PROBLEM DETAILS - Only the lines from the start of the data through the line containing "y_ticks = [-1.5, -1.0, -0.5, 0.0, 0.5, 1.0, 1.5, 2.0, 2.5]" should be written out, exactly as they are, with both ends included and the pictures left out.
##############################
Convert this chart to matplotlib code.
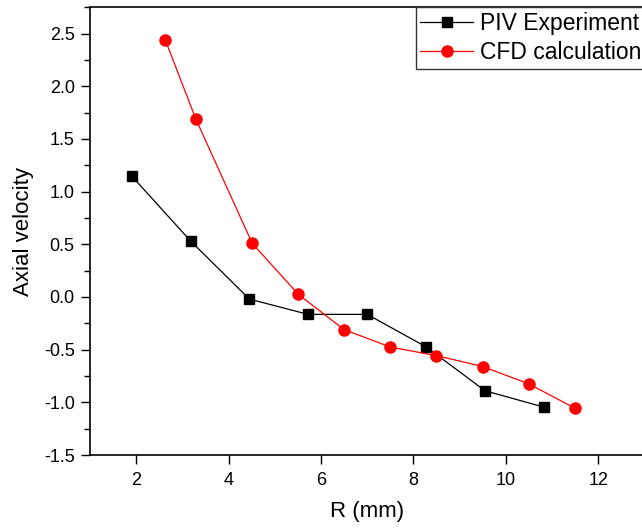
import matplotlib
matplotlib.use("Agg")
import matplotlib.pyplot as plt
from matplotlib.ticker import MultipleLocator

plt.rcParams['font.family'] = ['Liberation Sans', 'DejaVu Sans']

piv_r = [1.90, 3.18, 4.45, 5.72, 7.00, 8.28, 9.55, 10.82]
piv_v = [1.15, 0.53, -0.02, -0.165, -0.165, -0.475, -0.89, -1.045]

cfd_r = [2.63, 3.29, 4.51, 5.51, 6.50, 7.50, 8.50, 9.50, 10.50, 11.49]
cfd_v = [2.44, 1.69, 0.51, 0.025, -0.31, -0.475, -0.557, -0.66, -0.825, -1.055]

x_ticks = [2, 4, 6, 8, 10, 12]
y_ticks = [-1.5, -1.0, -0.5, 0.0, 0.5, 1.0, 1.5, 2.0, 2.5]

W, H = 642, 532
fig = plt.figure(figsize=(W / 100, H / 100), dpi=100)
left = 90 / W
bottom = (H - 455) / H
width = 554.4 / W
height = (455 - 7.3) / H
ax = fig.add_axes([left, bottom, width, height])

ax.plot(piv_r, piv_v, color='black', lw=0.9, marker='s', ms=7.2,
        label='PIV Experiment')
ax.plot(cfd_r, cfd_v, color='red', lw=0.9, marker='o', ms=8.0,
        label='CFD calculation')

ax.set_xlim(1, 13)
ax.set_ylim(-1.5, 2.75)
ax.set_xticks(x_ticks)
ax.set_yticks(y_ticks)
ax.set_yticklabels([f"{v:.1f}" for v in y_ticks])
ax.yaxis.set_minor_locator(MultipleLocator(0.25))

ax.tick_params(axis='both', which='major', direction='out', length=6.5,
               width=1, labelsize=13)
ax.tick_params(axis='x', which='major', pad=5.5)
ax.tick_params(axis='y', which='major', pad=4.5)
ax.tick_params(axis='y', which='minor', direction='out', length=4, width=1)
for s in ax.spines.values():
    s.set_linewidth(1.2)

ax.set_xlabel('R (mm)', fontsize=16, labelpad=9)
ax.set_ylabel('Axial velocity', fontsize=16, labelpad=7)

leg = ax.legend(loc='upper left', bbox_to_anchor=(415.7 / W, 1 - 7 / H),
                bbox_transform=fig.transFigure, borderaxespad=0,
                fontsize=16.5, frameon=True, fancybox=False, framealpha=1,
                edgecolor='#333333', handlelength=2.3, handletextpad=0.3,
                borderpad=0.2, labelspacing=0.3)
leg.get_frame().set_linewidth(1.0)

fig.savefig('out.png', dpi=100)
##############################
WRITTEN ANSWER -
Convert this chart to matplotlib code.
import matplotlib
matplotlib.use("Agg")
import matplotlib.pyplot as plt
from matplotlib.ticker import MultipleLocator

plt.rcParams['font.family'] = ['Liberation Sans', 'DejaVu Sans']

piv_r = [1.90, 3.18, 4.45, 5.72, 7.00, 8.28, 9.55, 10.82]
piv_v = [1.15, 0.53, -0.02, -0.165, -0.165, -0.475, -0.89, -1.045]

cfd_r = [2.63, 3.29, 4.51, 5.51, 6.50, 7.50, 8.50, 9.50, 10.50, 11.49]
cfd_v = [2.44, 1.69, 0.51, 0.025, -0.31, -0.475, -0.557, -0.66, -0.825, -1.055]

x_ticks = [2, 4, 6, 8, 10, 12]
y_ticks = [-1.5, -1.0, -0.5, 0.0, 0.5, 1.0, 1.5, 2.0, 2.5]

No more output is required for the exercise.